The next year, he led Colquitt County to a 22-14 record, a Region championship and a berth in the Final Four, where the Packers were eliminated by Parkview.
The Packers repeated as region champions in 2012.
The program’s next region title came in 2017, and last spring the Packers went 22-12 and reached the state’s “Sweet 16.”
Stuckey, honored last spring as the Georgia Dugout Club’s Class 7A Assistant Coach of the Year, said Kirkland is a delight to work for.
“He knows what he wants to do, but he also wants to know what we (the assistant coaches) want to do as well,” Stuckey says.
“If I ever become a head coach, I’ll model what I do after what he does.
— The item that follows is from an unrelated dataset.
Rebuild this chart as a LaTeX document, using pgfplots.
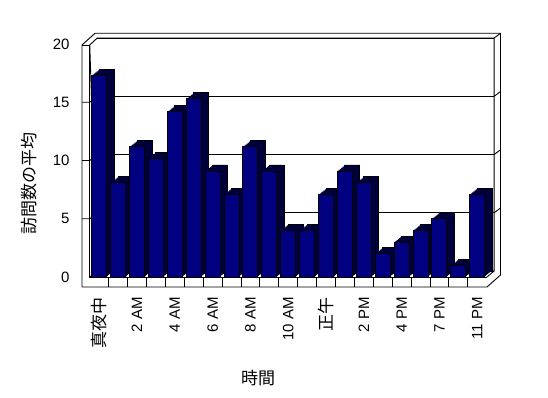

I consider him my coaching mentor.”
Over his 16-year head coaching career, Kirkland has helped 45 of his players sign to play college baseball; five have been drafted professionally.
Of his seven Coach of the Year awards, four have come since he returned to Colquitt County.
And he has been active at the state level as well.
Four times he has been the head coach in Georgia Dugout Club All-Star games and he was named the organization’s Ethics and Professional Coaching Award recipient in 2013.
The following year he was named the Georgia Dugout Club’s president.
Kirkland coached Team Georgia in both the Sunbelt Classic and the Heartland Classic in Norman, Okla., for six years. He also coached the Junior and Sophomore Team Georgia squads in 2016 and Junior Team Georgia in 2017.
Stuckey says he is amazed at how many baseball people know Kirkland and how well-regarded he is, among both his peers and his former players.
“When we go somewhere, like the Georgia Dugout Club, he’s talking with everybody,” he said. “He’s rubbing shoulders with everybody.
“And even here. When our guys come back, even if they’ve been gone 18 years, the first person they go find is Coach Kirkland.”